I haven’t mentionned this yet, but you may have noticed that we initially were doing the pattern matching by writing two equations, one for each constructor of Maybe, whereas it’s a case ... of in the Core code: that’s how it always ends up being rewritten in Core, meaning our Haskell version is just some syntactic sugar around a case ... of.

And your everyday haskell code gets evaluated the very same way, evaluating outermost constructors, and then going deep inside algebraic data types as much as necessary for the calling code, not more. Everything you compute in your Haskell code boils down to case ... of expressions in Core, that’s how values are evaluated.

Consider this code:

h :: StateT [Int] [] String
h = do
  s <- get
  x <- lift s
  put $ map (+5) s
  return $ show x

Quite short right? Here’s the Core.

lvl :: Int -> Int
lvl = \ (ds :: Int) -> case ds of _ { I# x -> I# (+# x 5) }

Rec {
h_go :: [([Int], [Int])] -> [(String, [Int])]
h_go =
  \ (ds :: [([Int], [Int])]) ->
    case ds of _ {
      [] -> [];
      : y ys ->
        case y of _ { (a5, s') ->
        let {
          eta :: [Int]
          eta = map lvl a5 } in
        letrec {
          go :: [(Int, [Int])] -> [(String, [Int])]
          go =
            \ (ds1 :: [(Int, [Int])]) ->
              case ds1 of _ {
                [] -> [];
                : y1 ys1 ->
                  let {
                    a1 :: String
                    a1 =
                      case y1 of _ { (a2, s'1) ->
                      case a2 of _ { I# ww -> $wshowSignedInt 0 ww ([]) }
                      } } in
                  letrec {
                    $sgo :: () -> [Int] -> [((), [Int])] -> [(String, [Int])]
                    $sgo =
                      \ _ (sc1 :: [Int]) (sc2 :: [((), [Int])]) -> : (a1, sc1) (go1 sc2);
                    go1 :: [((), [Int])] -> [(String, [Int])]
                    go1 =
                      \ (ds2 :: [((), [Int])]) ->
                        case ds2 of _ {
                          [] -> [];
                          : y2 ys2 -> : (a1, case y2 of _ { (a2, s'1) -> s'1 }) (go1 ys2)
                        }; } in
                  case $sgo () eta ([]) of _ {
                    [] -> go ys1;
                    : x xs -> : x (++ xs (go ys1))
                  }
              }; } in
        letrec {
          go1 :: [Int] -> [(Int, [Int])]
          go1 =
            \ (ds1 :: [Int]) ->
              case ds1 of _ {
                [] -> [];
                : y1 ys1 -> : (y1, s') (go1 ys1)
              }; } in
        case go (go1 a5) of _ {
          [] -> h_go ys;
          : x xs -> : x (++ xs (h_go ys))
        }
        }
    }
end Rec }

h1 :: [Int] -> [(String, [Int])]
h1 = \ (eta :: [Int]) -> h_go (: (eta, eta) ([]))

h :: StateT [Int] [] String
h = h1 `cast` ...

This is all complicated, because GHC inlines functions quite agressively (in particular with -O2 – there are really noticeable differences in the Core between -O0 and -O2, or even -O1).
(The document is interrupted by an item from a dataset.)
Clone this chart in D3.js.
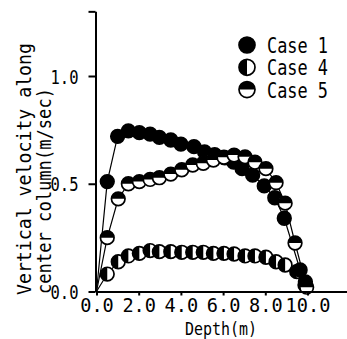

But that was just to show you that everything in Core is really about function calls (including constructors) and case expressions. Among other things, we can see for example that GHC named our (+5) function (it’s lvl in the Core). The structure of this Core code is the result of mixing the original definitions of the functions and the way GHC’s inliner works.

That is all for this second episode. It’s quite short but I wanted to get evaluation out of the way in order to emphasize on important transformations GHC does at the Core level in later posts. I apologize for the delay, I will most likely push new posts in this series more regularly.